Can I rely on DM-only sales for a sustainable Instagram organic sales strategy?
DM sales can be a high-conversion channel early on because of the intimacy and personalization. But they don’t scale well if you want steady revenue growth. If most purchases come through DMs, it's a sign to formalize the funnel: automate qualification, route likely buyers to a checkout that captures attribution, and reserve manual DM closes for high-touch prospects. Also, untracked DM sales make it hard to optimize; instrument this path with trackable links or short funnels.
Which single touchpoint most reliably drives purchases?
There is no universal single touchpoint; it depends on your audience and offer. For some creators, a Story link sticker is the final converting touch. For others, a bio link or an email nurture sequence closes the deal. The right approach is to measure. Use multi-touch attribution to separate assists from last-click conversions, then prioritize the formats that consistently contribute to revenue rather than just surface metrics like views or replies.
How should I use Highlights without sounding salesy?
Treat Highlights as user journeys rather than adverts. Create three Highlights: "How it works" (short explainer), "Results" (specific outcome-oriented social proof), and "Get started" (one clear CTA). Keep the tone explanatory and use context-rich snippets. People appreciate clarity more than persuasion in Highlights, so prioritize concise descriptions and easy paths to the next step.
How do I reconcile multiple channels when a buyer saw my Reel, DM’d me, and clicked the bio before purchasing?

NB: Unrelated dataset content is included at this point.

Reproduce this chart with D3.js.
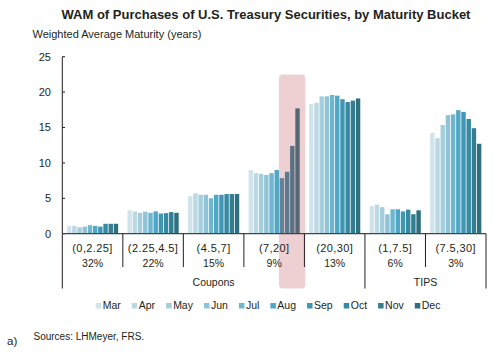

Multi-step journeys are common. Use attribution that records each touch and assigns both assists and final conversion credit. If your analytics only capture last-click, augment it with manual sampling: ask a small set of buyers "Where did you first discover us?" and compare that with tracked paths. Over time you'll see which content types act as initiators, which as nurturers, and which as closers. Align resource allocation to that map rather than to a single metric.